Booth Id:
PHYS008
Category:
Physics and Astronomy
Year:
2024
Finalist Names:
Vaidyanathan, Arvid (School: Winter Springs High School)
Abstract:
Solar energy is one of the most prominent sustainable sources of global energy while also powering space exploration. However, the efficiency of solar panels is undermined by the accumulation of charged dust particles. This project aims to reduce this issue by developing a long-term, self-cleaning coating that can be applied to solar panels to prevent dust from accumulating on the surface while maintaining transparent and anti-reflective properties. Based on last year's research, indium tin oxide (ITO) proved to be an effective coating due to its conductive properties, proving the concept of dust-repellent coatings. Building on these results, I explored a new transparent coating, spin-coated octadecyltrichlorosilane (OTS), which creates a hydrophobic yet conductive surface. Due to the lotus leaf effect, the hydrophobic and conductive coating causes water droplets to roll off with the remaining dust particles when it rains. Additionally, I improved both a chamber that blew Martian, Lunar, and Terrestrial dust simulants onto the coated sheets, simulating wind conditions, and a Python code that analyzed the coated sheets to estimate the dust coverage.
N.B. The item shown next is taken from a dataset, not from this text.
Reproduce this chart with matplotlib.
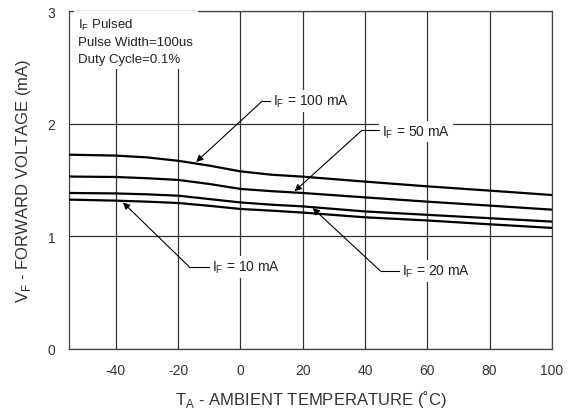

Using a goniometer, I measured the static and dynamic contact angles of the coatings. The OTS-ITO coated sheet successfully prevented dust buildup, while being self-cleaning and maintaining the efficiency of the solar panel by avoiding light reflection. In addition to helping improve solar panels on the Earth, Mars, and the Moon this novel coating can also be applied to other surfaces such as windows, glasses, and screens to create dust-free and self-cleaning surfaces.